Hari jum’atnya, nge-handle semua berkas pendaftaran yudisium sedemikian rupa. Aku ngelakuin semua ini, jalan kaki. Aku ke tempat burning, percetakan, kontrakan temen buat numpang wifi, nginput yudisium online juga jalan kaki. Aku adalah anak ayam yang keren. Aku menghibur diri sendiri. Bahkan ada temanku yang rumahnya di Singosari, dia PP Cuma ngambil file fotonya buat daftar online. Kita daftar bareng jam duaan. Sengaja, karena denger-denger, sore nanti jurusan di luar fakultas kita bakal baru diklik yudisiumnya. Oh, no. Apa-apaan ini.

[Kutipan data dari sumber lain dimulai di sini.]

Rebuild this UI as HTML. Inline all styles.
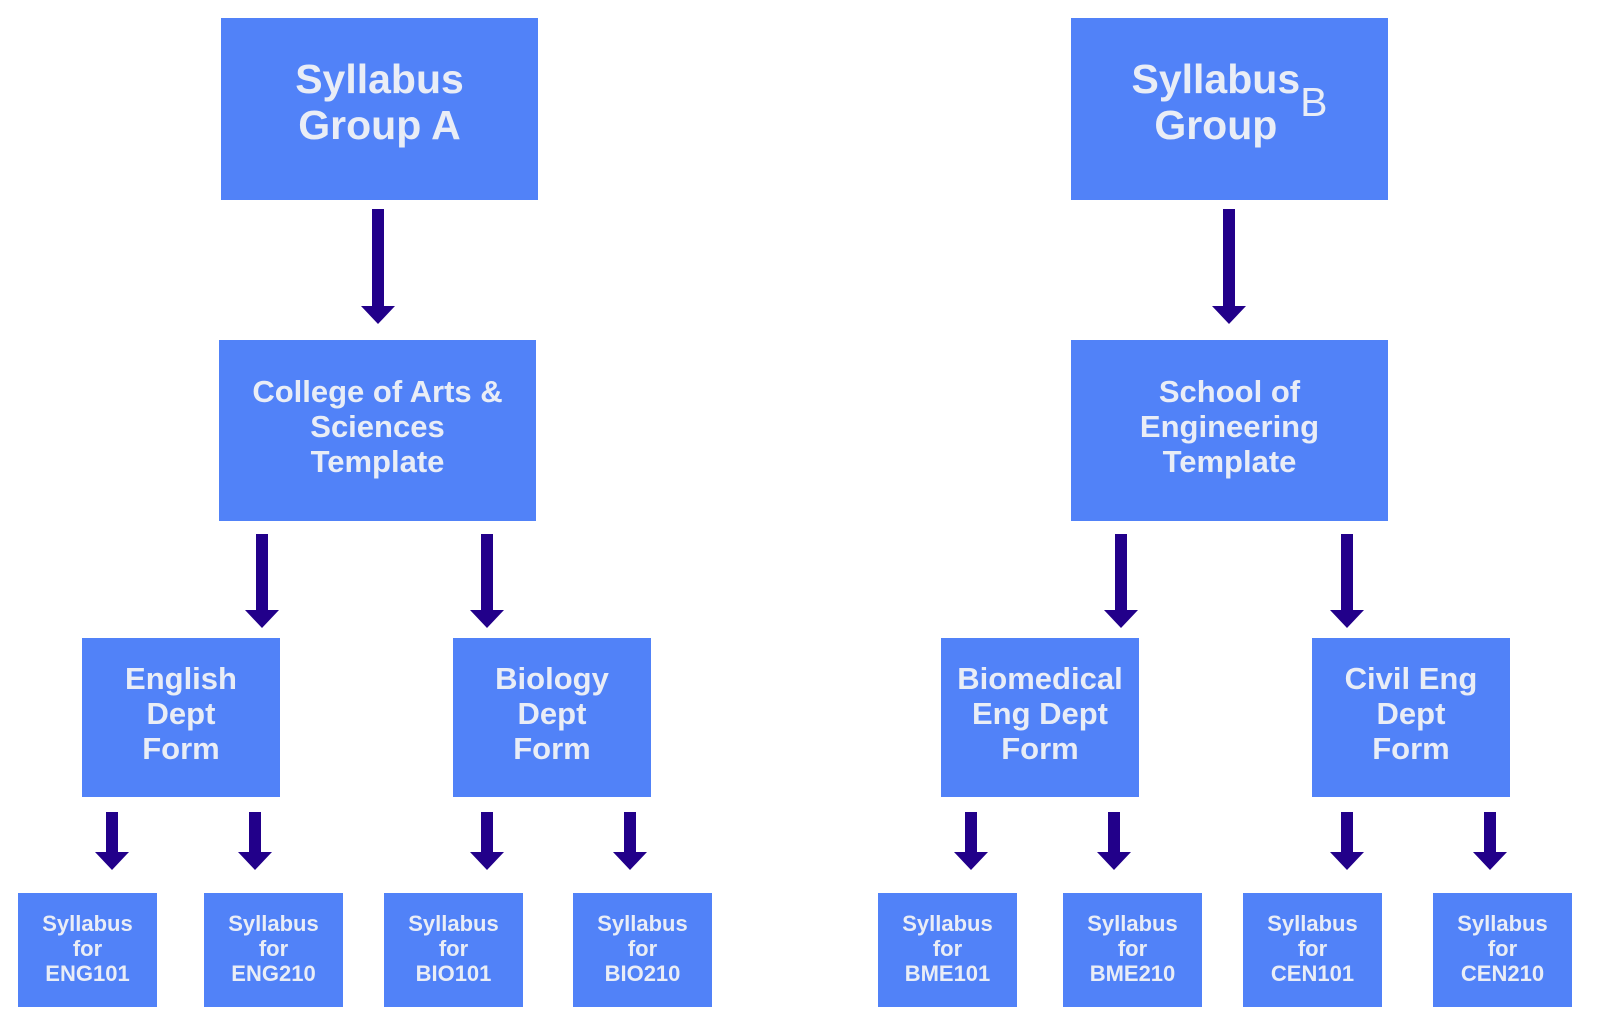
<!DOCTYPE html>
<html><head><meta charset="utf-8"><style>
html,body{margin:0;padding:0;background:#fff;width:1600px;height:1034px;overflow:hidden;position:relative;font-family:"Liberation Sans",Arial,sans-serif}
.b{position:absolute;background:#5182f8;color:#e9edf6;font-weight:bold;display:flex;align-items:center;justify-content:center;text-align:center;box-sizing:border-box}
.t{font-size:41px;line-height:46px;padding-bottom:14px}
.m{font-size:31px;line-height:35px;padding-bottom:8px}
.s{font-size:22px;line-height:25px;padding-bottom:4px}
svg{position:absolute;left:0;top:0}
</style></head><body>
<div class="b t" style="left:221px;top:18px;width:317px;height:182px">Syllabus<br>Group A</div>
<div class="b t" style="left:1071px;top:18px;width:317px;height:182px">Syllabus<br>Group <span style="font-weight:normal">B</span></div>
<div class="b m" style="left:219px;top:340px;width:317px;height:181px">College of Arts &amp;<br>Sciences<br>Template</div>
<div class="b m" style="left:1071px;top:340px;width:317px;height:181px">School of<br>Engineering<br>Template</div>
<div class="b m" style="left:82px;top:638px;width:198px;height:159px">English<br>Dept<br>Form</div>
<div class="b m" style="left:453px;top:638px;width:198px;height:159px">Biology<br>Dept<br>Form</div>
<div class="b m" style="left:941px;top:638px;width:198px;height:159px">Biomedical<br>Eng Dept<br>Form</div>
<div class="b m" style="left:1312px;top:638px;width:198px;height:159px">Civil Eng<br>Dept<br>Form</div>
<div class="b s" style="left:18px;top:893px;width:139px;height:114px">Syllabus<br>for<br>ENG101</div>
<div class="b s" style="left:204px;top:893px;width:139px;height:114px">Syllabus<br>for<br>ENG210</div>
<div class="b s" style="left:384px;top:893px;width:139px;height:114px">Syllabus<br>for<br>BIO101</div>
<div class="b s" style="left:573px;top:893px;width:139px;height:114px">Syllabus<br>for<br>BIO210</div>
<div class="b s" style="left:878px;top:893px;width:139px;height:114px">Syllabus<br>for<br>BME101</div>
<div class="b s" style="left:1063px;top:893px;width:139px;height:114px">Syllabus<br>for<br>BME210</div>
<div class="b s" style="left:1243px;top:893px;width:139px;height:114px">Syllabus<br>for<br>CEN101</div>
<div class="b s" style="left:1433px;top:893px;width:139px;height:114px">Syllabus<br>for<br>CEN210</div>
<svg width="1600" height="1034" fill="#22008a">
<defs><g id="a"></g></defs>
<!-- arrow: x center, y1 top, y2 tip -->
<path d="M372 209h12v97h11l-17 18-17-18h11z"/>
<path d="M1223 209h12v97h11l-17 18-17-18h11z"/>
<path d="M256 534h12v76h11l-17 18-17-18h11z"/>
<path d="M481 534h12v76h11l-17 18-17-18h11z"/>
<path d="M1115 534h12v76h11l-17 18-17-18h11z"/>
<path d="M1341 534h12v76h11l-17 18-17-18h11z"/>
<path d="M106 812h12v40h11l-17 18-17-18h11z"/>
<path d="M249 812h12v40h11l-17 18-17-18h11z"/>
<path d="M481 812h12v40h11l-17 18-17-18h11z"/>
<path d="M624 812h12v40h11l-17 18-17-18h11z"/>
<path d="M965 812h12v40h11l-17 18-17-18h11z"/>
<path d="M1108 812h12v40h11l-17 18-17-18h11z"/>
<path d="M1341 812h12v40h11l-17 18-17-18h11z"/>
<path d="M1484 812h12v40h11l-17 18-17-18h11z"/>
</svg>
</body></html>
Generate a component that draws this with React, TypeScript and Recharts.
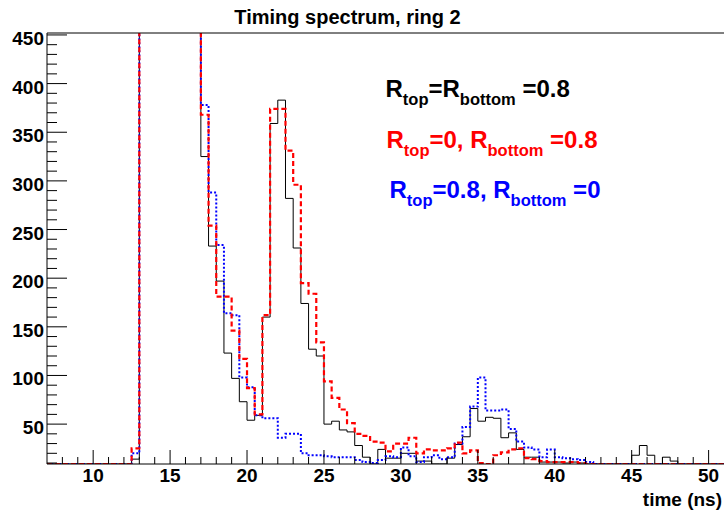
import React from 'react';
import { LineChart, Line, XAxis, YAxis } from 'recharts';

// Bin low edges (ns), 0.5 ns bins; final upper edge appended
const binEdges: number[] = [
  7, 7.5, 8, 8.5, 9, 9.5, 10, 10.5, 11, 11.5, 12, 12.5, 13, 13.5, 14, 14.5, 15, 15.5, 16, 16.5,
  17, 17.5, 18, 18.5, 19, 19.5, 20, 20.5, 21, 21.5, 22, 22.5, 23, 23.5, 24, 24.5, 25, 25.5, 26, 26.5,
  27, 27.5, 28, 28.5, 29, 29.5, 30, 30.5, 31, 31.5, 32, 32.5, 33, 33.5, 34, 34.5, 35, 35.5, 36, 36.5,
  37, 37.5, 38, 38.5, 39, 39.5, 40, 40.5, 41, 41.5, 42, 42.5, 43, 43.5, 44, 44.5, 45, 45.5, 46, 46.5,
  47, 47.5, 48, 48.5, 49, 49.5, 50, 50.5, 51,
];

// R_top = R_bottom = 0.8 (black, solid)
const blackCounts: number[] = [
  0, 0, 0, 0, 0, 0, 0, 0, 0, 0, 0, 14, 1400, 3800, 4200, 3100, 2200, 1500, 1000, 620,
  325, 233, 197, 123, 97, 73, 54, 59, 160, 359, 383, 282, 231, 174, 127, 120, 50, 53, 44, 42,
  28, 16, 5, 24, 15, 15, 20, 20, 12, 12, 5, 5, 15, 29, 37, 66, 53, 57, 56, 36,
  41, 24, 16, 16, 11, 11, 11, 10, 11, 10, 3, 2, 0, 0, 0, 0, 18, 28, 18, 3,
  16, 12, 2, 0, 0, 0, 0, 0,
];

// R_top = 0, R_bottom = 0.8 (red, dashed)
const redCounts: number[] = [
  0, 0, 0, 0, 0, 0, 0, 0, 0, 0, 0, 25, 1300, 3500, 4000, 3000, 2100, 1400, 950, 600,
  368, 254, 181, 181, 146, 117, 87, 60, 162, 374, 374, 331, 296, 195, 184, 134, 94, 77, 65, 51,
  40, 38, 32, 31, 22, 30, 30, 36, 20, 24, 23, 23, 25, 31, 20, 23, 10, 8, 18, 21,
  24, 25, 15, 14, 12, 11, 11, 11, 11, 10, 5, 0, 0, 0, 0, 0, 0, 0, 0, 0,
  0, 0, 0, 0, 0, 0, 0, 0,
];

// R_top = 0.8, R_bottom = 0 (blue, dotted)
const blueCounts: number[] = [
  0, 0, 0, 0, 0, 0, 0, 0, 0, 0, 0, 20, 1350, 3600, 4100, 3050, 2150, 1450, 980, 610,
  378, 288, 234, 164, 162, 98, 88, 59, 56, 56, 36, 40, 40, 20, 18, 18, 17, 16, 16, 16,
  13, 11, 10, 13, 17, 16, 26, 17, 11, 16, 18, 14, 16, 30, 47, 68, 98, 64, 64, 65,
  45, 32, 26, 24, 16, 24, 16, 15, 14, 13, 11, 0, 0, 0, 0, 0, 0, 0, 0, 0,
  0, 0, 0, 0, 0, 0, 0, 0,
];

const yTicks: number[] = [
  10, 20, 30, 40, 50, 60, 70, 80, 90, 100, 110, 120, 130, 140, 150, 160, 170, 180, 190, 200,
  210, 220, 230, 240, 250, 260, 270, 280, 290, 300, 310, 320, 330, 340, 350, 360, 370, 380, 390, 400,
  410, 420, 430, 440, 450,
];
const yMajorLabels: number[] = [50, 100, 150, 200, 250, 300, 350, 400, 450];
const xTicks: number[] = [
  8, 9, 10, 11, 12, 13, 14, 15, 16, 17, 18, 19, 20, 21, 22, 23, 24, 25, 26, 27, 28, 29,
  30, 31, 32, 33, 34, 35, 36, 37, 38, 39, 40, 41, 42, 43, 44, 45, 46, 47, 48, 49, 50,
];
const xMajorLabels: number[] = [10, 15, 20, 25, 30, 35, 40, 45, 50];

const Y_MIN = 9;
const Y_MAX = 452;
const X_MIN = 7;
const X_MAX = 51;

const FONT = '"Liberation Sans", Arial, Helvetica, sans-serif';

// ROOT draws underflowing bins at the frame minimum
const floorMin = (v: number) => Math.max(v, Y_MIN);
const last = blackCounts.length - 1;
const rows = binEdges.map((x, i) => {
  const k = Math.min(i, last);
  return {
    x,
    black: floorMin(blackCounts[k]),
    red: floorMin(redCounts[k]),
    blue: floorMin(blueCounts[k]),
  };
});

const YTick = (props: any) => {
  const { x, y, payload } = props;
  const v = payload.value as number;
  const major = yMajorLabels.includes(v);
  return (
    <g>
      <line x1={x} x2={x + (major ? 20 : 10)} y1={y} y2={y} stroke="#000" strokeWidth={1} />
      {major && (
        <text x={x - 3} y={y + 10} textAnchor="end" fontSize={19} fontWeight="bold" fontFamily={FONT} fill="#000">
          {v}
        </text>
      )}
    </g>
  );
};

const XTick = (props: any) => {
  const { x, y, payload } = props;
  const v = payload.value as number;
  const major = xMajorLabels.includes(v);
  return (
    <g>
      <line x1={x} x2={x} y1={y} y2={y - (major ? 14 : 7)} stroke="#000" strokeWidth={1} />
      {major && (
        <text x={x} y={y + 18} textAnchor="middle" fontSize={19} fontWeight="bold" fontFamily={FONT} fill="#000">
          {v}
        </text>
      )}
    </g>
  );
};

const MAIN = 24;
const SUB = 16.5;
const SUBDY = 8;

export default function App() {
  return (
    <div style={{ position: 'absolute', left: 0, top: 0, width: 724, height: 512, overflow: 'hidden', background: '#fff' }}>
      <LineChart width={740} height={512} data={rows} margin={{ top: 32, right: 16, bottom: 47, left: 46 }}>
        <XAxis
          dataKey="x"
          type="number"
          domain={[X_MIN, X_MAX]}
          ticks={xTicks}
          interval={0}
          height={1}
          tickSize={0}
          tickMargin={0}
          tickLine={false}
          tick={(p: any) => <XTick {...p} />}
          axisLine={{ stroke: '#000', strokeWidth: 1 }}
          allowDataOverflow
        />
        <XAxis
          xAxisId="top"
          orientation="top"
          dataKey="x"
          type="number"
          domain={[X_MIN, X_MAX]}
          height={1}
          tick={false}
          tickLine={false}
          axisLine={{ stroke: '#000', strokeWidth: 1 }}
        />
        <YAxis
          type="number"
          domain={[Y_MIN, Y_MAX]}
          ticks={yTicks}
          interval={0}
          width={1}
          tickSize={0}
          tickMargin={0}
          tickLine={false}
          tick={(p: any) => <YTick {...p} />}
          axisLine={{ stroke: '#000', strokeWidth: 1 }}
          allowDataOverflow
        />
        <Line dataKey="black" type="stepAfter" stroke="#000000" strokeWidth={1} dot={false} isAnimationActive={false} />
        <Line dataKey="blue" type="stepAfter" stroke="#0000ff" strokeWidth={2} strokeDasharray="2 2" dot={false} isAnimationActive={false} />
        <Line dataKey="red" type="stepAfter" stroke="#ff0000" strokeWidth={2.2} strokeDasharray="5 3" dot={false} isAnimationActive={false} />
      </LineChart>
      <svg width={724} height={512} style={{ position: 'absolute', left: 0, top: 0, pointerEvents: 'none' }}>
        <text x={347.5} y={24} textAnchor="middle" fontSize={20} fontWeight="bold" fontFamily={FONT} fill="#000">
          Timing spectrum, ring 2
        </text>
        <text x={722} y={506} textAnchor="end" fontSize={19} fontWeight="bold" fontFamily={FONT} fill="#000">
          time (ns)
        </text>
        <text x={385.5} y={97} fontWeight="bold" fontFamily={FONT} fill="#000">
          <tspan fontSize={MAIN}>R</tspan>
          <tspan fontSize={SUB} dy={SUBDY}>top</tspan>
          <tspan fontSize={MAIN} dy={-SUBDY}>=R</tspan>
          <tspan fontSize={SUB} dy={SUBDY}>bottom</tspan>
          <tspan fontSize={MAIN} dy={-SUBDY}>{' =0.8'}</tspan>
        </text>
        <text x={386.5} y={148} fontWeight="bold" fontFamily={FONT} fill="#ff0000">
          <tspan fontSize={MAIN}>R</tspan>
          <tspan fontSize={SUB} dy={SUBDY}>top</tspan>
          <tspan fontSize={MAIN} dy={-SUBDY}>=0, R</tspan>
          <tspan fontSize={SUB} dy={SUBDY}>bottom</tspan>
          <tspan fontSize={MAIN} dy={-SUBDY}>{' =0.8'}</tspan>
        </text>
        <text x={389.5} y={198} fontWeight="bold" fontFamily={FONT} fill="#0000ff">
          <tspan fontSize={MAIN}>R</tspan>
          <tspan fontSize={SUB} dy={SUBDY}>top</tspan>
          <tspan fontSize={MAIN} dy={-SUBDY}>=0.8, R</tspan>
          <tspan fontSize={SUB} dy={SUBDY}>bottom</tspan>
          <tspan fontSize={MAIN} dy={-SUBDY}>{' =0'}</tspan>
        </text>
      </svg>
    </div>
  );
}
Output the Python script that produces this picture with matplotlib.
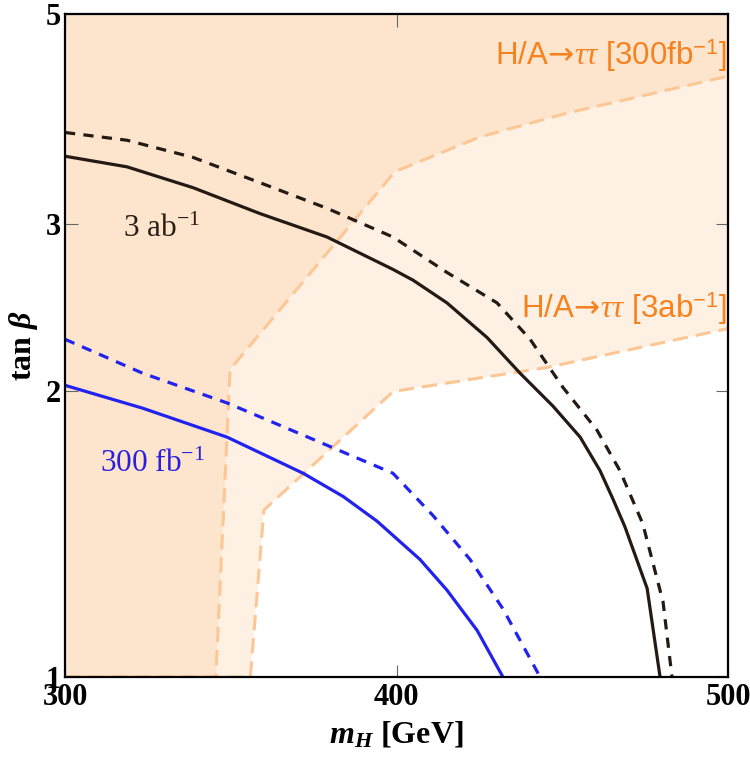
import numpy as np
import matplotlib
matplotlib.use("Agg")
import matplotlib.pyplot as plt
from matplotlib.ticker import FixedLocator, NullLocator

plt.rcParams['font.family'] = ['Liberation Serif', 'DejaVu Serif']
plt.rcParams['mathtext.fontset'] = 'custom'
plt.rcParams['mathtext.rm'] = 'Liberation Serif'
plt.rcParams['mathtext.it'] = 'Liberation Serif:italic'
plt.rcParams['mathtext.bf'] = 'Liberation Serif:bold'
plt.rcParams['mathtext.bfit'] = 'Liberation Serif:bold:italic'
plt.rcParams['mathtext.sf'] = 'DejaVu Sans'
plt.rcParams['mathtext.cal'] = 'Liberation Sans'

# H/A -> tautau exclusion boundaries (m_H, tan beta)
tau300_x = [300, 345.5, 349.8, 399.5, 425.2, 451.4, 500]
tau300_y = [1.0, 1.0, 2.11, 3.41, 3.71, 3.93, 4.30]
tau3ab_x = [300, 355.9, 360.0, 399.0, 445.4, 500]
tau3ab_y = [1.0, 1.0, 1.50, 2.00, 2.12, 2.33]

# reach curves
blue_solid_x = [300, 323.5, 348.9, 371.8, 383.9, 394.1, 407.1, 415.2, 424.3, 432.1]
blue_solid_y = [2.03, 1.92, 1.79, 1.64, 1.55, 1.46, 1.33, 1.235, 1.12, 1.0]
blue_dash_x = [300, 323.5, 348.9, 379.9, 398.9, 411.0, 422.2, 432.1, 443.3]
blue_dash_y = [2.27, 2.09, 1.945, 1.75, 1.64, 1.48, 1.33, 1.18, 1.0]
black_solid_x = [300, 318.7, 338.6, 358.8, 379.0, 398.9, 405.0, 415.2, 427.3,
                 437.3, 447.2, 455.4, 461.4, 465.3, 468.9, 475.6, 479.5]
black_solid_y = [3.54, 3.45, 3.28, 3.08, 2.91, 2.69, 2.62, 2.48, 2.28,
                 2.09, 1.93, 1.79, 1.65, 1.54, 1.44, 1.24, 1.0]
black_dash_x = [300, 318.7, 338.6, 358.8, 379.0, 398.9, 415.2, 430.3, 440.3,
                450.2, 460.5, 467.4, 472.5, 474.3, 480.4, 483.1]
black_dash_y = [3.75, 3.68, 3.53, 3.32, 3.12, 2.91, 2.67, 2.48, 2.27,
                2.02, 1.82, 1.65, 1.50, 1.45, 1.20, 1.0]

xticks = [300, 400, 500]
yticks = [1, 2, 3, 5]

fig = plt.figure(figsize=(7.5, 7.59), dpi=100)
ax = fig.add_axes([0.0867, 0.108, 0.884, 0.8736])

dash_orange = '#fcc794'
ax.fill(tau3ab_x + [500, 300], tau3ab_y + [5, 5], facecolor='#fef1e4',
        edgecolor='none', zorder=1)
ax.fill(tau300_x + [500, 300], tau300_y + [5, 5], facecolor='#fde5cd',
        edgecolor='none', zorder=1.1)
ax.plot(tau3ab_x, tau3ab_y, color=dash_orange, lw=2.2, dashes=(5, 2.6), zorder=2)
ax.plot(tau300_x, tau300_y, color=dash_orange, lw=2.2, dashes=(5, 2.6), zorder=2)

blue = '#2222ee'
dark = '#231a14'
ax.plot(blue_solid_x, blue_solid_y, color=blue, lw=2.3, zorder=3)
ax.plot(blue_dash_x, blue_dash_y, color=blue, lw=2.3, dashes=(3.2, 2.6), zorder=3)
ax.plot(black_solid_x, black_solid_y, color=dark, lw=2.3, zorder=3)
ax.plot(black_dash_x, black_dash_y, color=dark, lw=2.3, dashes=(3.2, 2.6), zorder=3)

ax.text(317.5, 2.91, r'3 ab$^{-1}$', fontsize=22.5, color='#2a1e14', va='baseline')
ax.text(310.6, 1.645, r'300 fb$^{-1}$', fontsize=22.5, color='#2a1ee0', va='baseline')
orange = '#f7811d'
ax.text(499.6, 4.42,
        r'H/A$\!\mathsf{\rightarrow}\!\tau\tau$ [300fb$^{\mathcal{-1}}$]',
        fontsize=22.5, color=orange, family='Liberation Sans',
        ha='right', va='baseline')
ax.text(499.6, 2.39,
        r'H/A$\!\mathsf{\rightarrow}\!\tau\tau$ [3ab$^{\mathcal{-1}}$]',
        fontsize=22.5, color=orange, family='Liberation Sans',
        ha='right', va='baseline')

ax.set_yscale('log')
ax.set_xlim(300, 500)
ax.set_ylim(1, 5)
ax.xaxis.set_major_locator(FixedLocator(xticks))
ax.yaxis.set_major_locator(FixedLocator(yticks))
ax.yaxis.set_minor_locator(NullLocator())
ax.set_xticklabels([str(t) for t in xticks], fontsize=22, fontweight='bold')
ax.set_yticklabels([str(t) for t in yticks], fontsize=22, fontweight='bold')
ax.tick_params(direction='in', length=9, width=0.8, color='#666666',
               top=True, right=True)
ax.tick_params(axis='x', pad=4)
ax.tick_params(axis='y', pad=3)
for s in ax.spines.values():
    s.set_linewidth(1.6)
    s.set_zorder(5)

ax.set_xlabel(r'$\mathbfit{m}_{\mathbfit{H}}$ [GeV]', fontsize=23,
              fontweight='bold', labelpad=6)
ax.set_ylabel(r'tan $\mathbfit{\beta}$', fontsize=23, fontweight='bold',
              labelpad=4)

fig.savefig('out.png', dpi=100)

And the last, aku masuk daftar yudisium dengan nomor 764. Batas kuota adalah 800.
Yang nggak habis pikir adalah, aturan fakultas yang berbeda-beda untuk daftar yudisium ini. Oke, kamu bisa tenang kalau kamu pagi sidang, terus sorenya kamu bakal langsung diinputin buat aftar yudisium. Tapi itu mimpi bagi kami. Saintek.

Aku di sini, nggak mempermasalahkan aturannya. Tapi perasaan teman-teman seperjuangan yang kadang masih ribet dan bahkan selesai sidangpun tapi nggak bisa daftar yudisium hanya karena prosedural ini. Kamu bayangin, kamu ada di posisi kami. Bayangin semeniiit aja. Betapa kecewanya, ya kan.
Karena ternyata, ada (di luar fakultas kami) yang habis wisuda bahkan lembar revisiannyapun belum selesai, jilid hard covernya belum beres, so it’s so enteng sekali aku pikir. Sempat mikir, “Ini nggak adil”. Ini kalau udah nggak bisa berpikir jernih, guys.

Oke ini semacam perasaan kami. Aku mewakili kami. Kami tidak menyalahkan siapa-siapa, karena kami juga tidak bisa berbuat apa-apa kecuali kaminya yang berusaha.